Большое и малое: бесконечно большой мир самодовлеющей культуры в её целом противостоит бесконечно маленькому по сравнению с ним человеку (единичному субъекту, проживающему свою личную жизнь как «прозу жизни»), но в то же самое время в участном сознании и для участного сознания оба этих мира суть одно единое живое и уникальное событие бытия (со-бытие). Ведь «большое» и «малое», будучи рассмотрены через призму ответственной участности (не-алиби в бытии) сознания, -это не теоретические количественные категории (математики, например), а категории, прежде всего, ценностные. Нет «большого» или «малого» как самого по себе довлеющего, большое или малое есть только для кого-либо конкретного, индивидуального субъекта, со своего единственного и неповторимого места в бытии долженствую-ще решающего, что именно лично для него будет большим, а что малым и ответственно закрепляющим это решение как свою ценность, которая только лишь с этого момента становится действительно признанной: «Пафос моей маленькой жизни и бесконечного мира - пафос моего участного не-алиби в бытии, это есть ответственное расширение контекста действительно признанных ценностей с моего единственного места» [2. С. 49]. Только позиция самозванца в бытии, субъекта всеми способами пытающегося доказать своё алиби, покинуть своё единственное место в бытии3, т.е. не-участность сознания, делает возможным раскол в этом самом сознании одного единого целого со-бытия на две неравных половинки: бесконечно большой, теоретизированный (возможный) мир самодовлеющей культуры и маленький случайный и единичный мирок признанных субъектом ценностей. Именно позиция самозванца в бытии приводит сознание к ценностному обессмысливанию познания совокупного целого мироздания, к утрате ценностной ориентации в бытии и самой своей действительной бытийной основы - долженствования. М.М. Бахтин выражает это так: «.вместо того, чтобы приобщать всё теоретическое возможное познание мира действительной из себя жизни как ответственное узнание, мы пытаемся свою действительную жизнь приобщать возможному теоретическому контексту или признавая в ней существенными лишь общие её моменты, или осмысляя её как маленький клочок пространства и времени большого пространственного и временного целого, или давая ей символическое истолкование.
.Любящая плоть объявляется значимой лишь как момент бесконечной материи, нам безразличной, или экземпляр homo sapiens, представитель своей этики, воплощение отвлечённого начала вечной женственности; всегда действительно значимое оказывается моментом возможного, моя жизнь - как жизнь человека вообще, а эта последняя - как одно из проявлений жизни мира» [2. С. 49].
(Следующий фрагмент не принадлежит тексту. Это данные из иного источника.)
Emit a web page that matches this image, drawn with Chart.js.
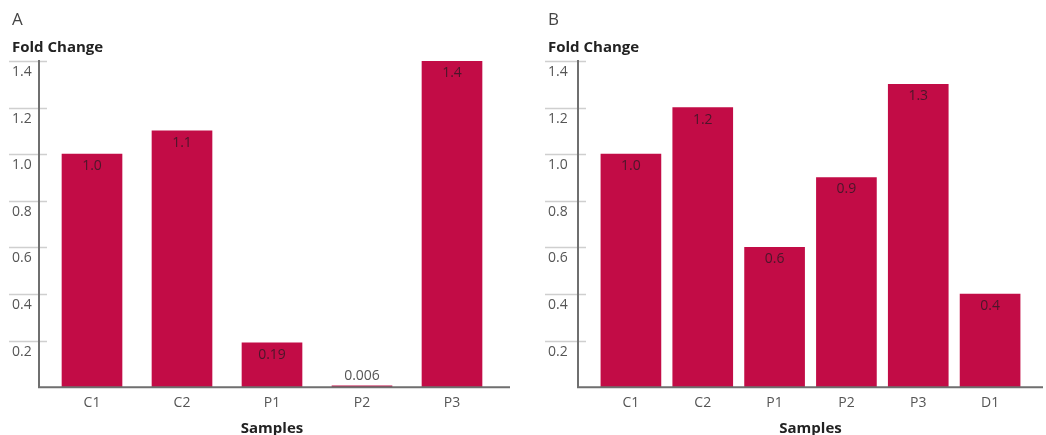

Подводя общие итоги рассмотрению участного сознания как сознания осознающего, признающего и утверждающего факт своего не-алиби в бытии, можно сказать следующее:
- Долженствующий и действительный поступок (как фундамент онтологического проекта первой философии М.М. Бахтина) возможен только на основе признания и утверждения факта не-алиби (участности) сознания в бытии: «На первом плане для укоренения поступка должна находиться персональная причастность единственного бытия и единственного предмета. Нудительно-конкретно-реальная значимость действия в данном единственном контексте (каким бы он ни был), момент действительности в нём и есть его ориентация в действительном единственном бытии в его целом» [2. С. 51].
- Единое целое бытия (со-бытие) слагается, как из действительных долженствующих слагаемых, из индивидуально исторических, неповторимых, уникальных и единственных миров бесконечного множества участ-ных сознаний, утверждающих и подтверждающих на основе не-алиби в бытии свою участность в своих действительных поступках.
- Говоря словами самого Бахтина, всё, взятое «безотносительно к единственному ценностному центру исходящей ответственности поступка, дереализуется, теряет ценностный вес, эмоционально-волевую нуди-тельность» [2. С. 55] (т.е. долженствование самого себя), становится пустой абстрактно-общей и абсолютно ни к чему никого не обязывающей возможностью.
- Более того, именно отказ от признания и утверждения факта своего не-алиби в бытии порождает и в жизни, и в культуре то, что мы называем авторитаризмом (авторитарное или монологическое слово возможно только в одной ситуации - в ситуации отказа человека от собственного слова) и ложью (слово без авторской интенции, не есть результат сознательной позиции человека и чуждо факту не-алиби в бытии, возникает патетическое слово, лишённое реакции другого, т.е. одноголосое слово).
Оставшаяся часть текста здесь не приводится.